General and Administrative Expenses
General and administrative expenses for the three months ended June 30, 2021
were $20,986 an increase of $8,599 or 69.4%, from $12,387 for the three months
ended June 30, 2020. The increase in expense is due to an increase in legal
expenses which increased by $10,037 in 2021.
We had a net loss of $20,986 for the three months ended June 30, 2021 as
compared to net loss of $12,387 for the three months ended June 30, 2020, an
increase of $8,599 or 69.4%. The increased net loss was primarily due to the
increase in legal expenses.
Results of Operations for the six months ended June 30, 2021 and 2020 compared.
There were no revenues from operations for the six months ended June 30, 2021
Cost of Sales/Gross Profit Percentage of Sales
There were no cost of sales from operations for the six months ended June 30,
2021 and 2020.
General and Administrative Expenses
General and administrative expenses for the six months ended June 30, 2021 were
$63,931 an increase of $28,056 or 78.2%, from $35,875 for the six months ended
June 30, 2020 June 30, 2021. This change is due to increased legal expenses,
which increased by $22,398 in 2021. The remainder of the increase was due to
fees and expenses paid to our transfer agent and others in connection with the
change of the Company's name.
We had a net loss of $63,931 for the six months ended June 30, 2021 as compared
to net loss of $35,875 for the six months ended June 30, 2020, an increase of
$28,056 or 78.2%. This change is due to the increased legal expenses and the
expenses related to the name change.
Liquidity and Capital Resources
The following table summarizes our current assets, liabilities, and working
capital at June 30, 2021 compared to December 31, 2020.
Increase / (Decrease)
2021 December 31, 2020 $ %
Current Assets $125 $69 $56 81.2%
Current Liabilities $448,640 $384,653 $63,987 16.6%
Working Capital Deficit $448,515 $384,584
The accompanying unaudited condensed financial statements have been prepared on
a going concern basis, which contemplates the realization of assets and the
satisfaction of liabilities in the normal course of business. As of June 30,
2021, we had an accumulate deficit of $29,183,085. In addition, the Company's
current liabilities exceed its current assets by $448,515 as of June 30, 2021.
The Company's management believes that its operations may not be sufficient to
fund operating cash needs over at least the next 12 months. The Company has no
significant assets and continues to depend on affiliates to provide funds to pay
its ongoing expenses. There can be no assurance however that the Company will be
able to raise additional capital when needed, or at terms deemed acceptable, if
at all. These factors raise substantial doubt about the Company's ability to
continue as a going concern within one year after the date that the unaudited
condensed financial statements are issued.
The unaudited condensed financial statements do not include any adjustments
relating to the recoverability and classification of asset carrying amounts or
the amount and classification of liabilities that might result should the
Company be unable to continue as a going concern.
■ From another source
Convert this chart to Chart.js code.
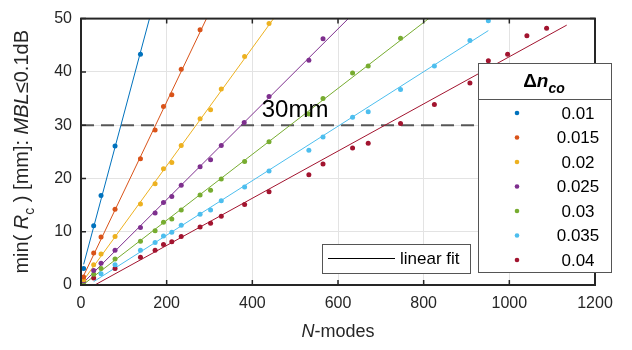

Off-Balance Sheet Arrangements
We do not have any off-balance sheet arrangements that have or are reasonably
likely to have a current or future effect on our financial condition, changes in
financial condition, revenues or expenses, results of operations, liquidity,
capital expenditures or capital resources that is material to investors.
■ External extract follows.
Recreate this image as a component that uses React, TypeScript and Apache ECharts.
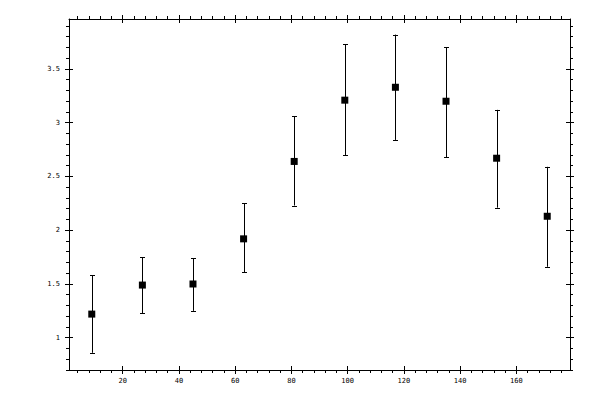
import { useEffect, useRef } from 'react'
import * as echarts from 'echarts'

// Measured points (x position, mean, lower and upper error bound)
const xValues = [9, 27, 45, 63, 81, 99, 117, 135, 153, 171]
const yValues = [1.22, 1.49, 1.5, 1.92, 2.64, 3.21, 3.33, 3.2, 2.67, 2.13]
const yLower = [0.86, 1.23, 1.25, 1.61, 2.23, 2.7, 2.84, 2.68, 2.21, 1.66]
const yUpper = [1.58, 1.75, 1.74, 2.25, 3.06, 3.73, 3.82, 3.7, 3.12, 2.59]

// Axis ranges and ticks
const xRange = [0.9, 179.1]
const yRange = [0.7, 3.965]
const xMajorTicks = [20, 40, 60, 80, 100, 120, 140, 160]
const yMajorTicks = [1, 1.5, 2, 2.5, 3, 3.5]
const xMinorStep = 4
const yMinorStep = 0.1

const stepTicks = (lo: number, hi: number, step: number) => {
  const out: number[] = []
  for (let i = Math.ceil(lo / step); i * step <= hi; i++) out.push(Math.round(i * step * 1000) / 1000)
  return out
}

const INK = '#000000'
const FONT = '"DejaVu Sans Mono", monospace'

const App: React.FC = () => {
  const chartRef = useRef<HTMLDivElement | null>(null)

  useEffect(() => {
    if (!chartRef.current) return
    document.body.style.margin = '0'
    const chart = echarts.init(chartRef.current, null, { renderer: 'svg' })

    const xMinor = stepTicks(xRange[0], xRange[1], xMinorStep)
    const yMinor = stepTicks(yRange[0], yRange[1], yMinorStep)

    const lineStyle = { color: INK, width: 1 }

    // one axis per tick layer: major outward, major inward, minor outward
    const makeX = (position: 'top' | 'bottom', layer: 'out' | 'in' | 'minor', labels: boolean) => ({
      type: 'value',
      position,
      min: xRange[0],
      max: xRange[1],
      axisLine: { show: layer === 'out', onZero: false, lineStyle },
      axisTick: {
        show: true,
        inside: layer === 'in',
        length: layer === 'minor' ? 3 : 4,
        customValues: layer === 'minor' ? xMinor : xMajorTicks,
        lineStyle,
      },
      axisLabel: {
        show: labels,
        customValues: xMajorTicks,
        color: INK,
        fontFamily: FONT,
        fontSize: 7,
        margin: 7,
      },
      splitLine: { show: false },
    })

    const makeY = (position: 'left' | 'right', layer: 'out' | 'in' | 'minor', labels: boolean) => ({
      type: 'value',
      position,
      min: yRange[0],
      max: yRange[1],
      axisLine: { show: layer === 'out', onZero: false, lineStyle },
      axisTick: {
        show: true,
        inside: layer === 'in',
        length: layer === 'minor' ? 3 : 4,
        customValues: layer === 'minor' ? yMinor : yMajorTicks,
        lineStyle,
      },
      axisLabel: {
        show: labels,
        customValues: yMajorTicks,
        color: INK,
        fontFamily: FONT,
        fontSize: 7,
        margin: 9,
      },
      splitLine: { show: false },
    })

    const option: any = {
      animation: false,
      backgroundColor: '#ffffff',
      grid: { left: 69, right: 30, top: 19, bottom: 30 },
      xAxis: [
        makeX('bottom', 'out', true),
        makeX('bottom', 'in', false),
        makeX('bottom', 'minor', false),
        makeX('top', 'out', false),
        makeX('top', 'in', false),
        makeX('top', 'minor', false),
      ],
      yAxis: [
        makeY('left', 'out', true),
        makeY('left', 'in', false),
        makeY('left', 'minor', false),
        makeY('right', 'out', false),
        makeY('right', 'in', false),
        makeY('right', 'minor', false),
      ],
      series: [
        {
          type: 'custom',
          xAxisIndex: 0,
          yAxisIndex: 0,
          data: xValues.map((x, i) => [x, yLower[i], yUpper[i]]),
          renderItem: (_params: any, api: any) => {
            const lo = api.coord([api.value(0), api.value(1)])
            const hi = api.coord([api.value(0), api.value(2)])
            const cx = Math.round(lo[0]) + 0.5
            const capHalf = 2.5
            const style = { stroke: INK, lineWidth: 1 }
            return {
              type: 'group',
              children: [
                { type: 'line', shape: { x1: cx, y1: lo[1], x2: cx, y2: hi[1] }, style },
                { type: 'line', shape: { x1: cx - capHalf, y1: Math.round(hi[1]) + 0.5, x2: cx + capHalf, y2: Math.round(hi[1]) + 0.5 }, style },
                { type: 'line', shape: { x1: cx - capHalf, y1: Math.round(lo[1]) + 0.5, x2: cx + capHalf, y2: Math.round(lo[1]) + 0.5 }, style },
              ],
            }
          },
          z: 2,
        },
        {
          type: 'scatter',
          xAxisIndex: 0,
          yAxisIndex: 0,
          data: xValues.map((x, i) => [x, yValues[i]]),
          symbol: 'rect',
          symbolSize: 7,
          itemStyle: { color: INK, opacity: 1 },
          z: 3,
        },
      ],
    }

    chart.setOption(option)

    return () => {
      chart.dispose()
    }
  }, [])

  return (
    <div
      ref={chartRef}
      style={{ position: 'fixed', left: 0, top: 0, width: 600, height: 400, background: '#ffffff' }}
    />
  )
}

export default App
Critical Accounting Policies and Estimates
Related party transactions: Parties are considered to be related to the Company
if the parties, directly or indirectly, through one or more intermediaries,
control, are controlled by, or are under common control with the Company.
Related parties also include principal owners of the Company, its management,
members of the immediate families of principal owners of the Company and its
management and other parties with which the Company may deal if one party
controls or can significantly influence the management or operating policies of
the other to an extent that one of the transacting parties might be prevented
from fully pursuing its own separate interests.
Recent Accounting Developments
The Company believes there are no new accounting standards adopted but not yet
effective that are relevant to the readers of our financial statements.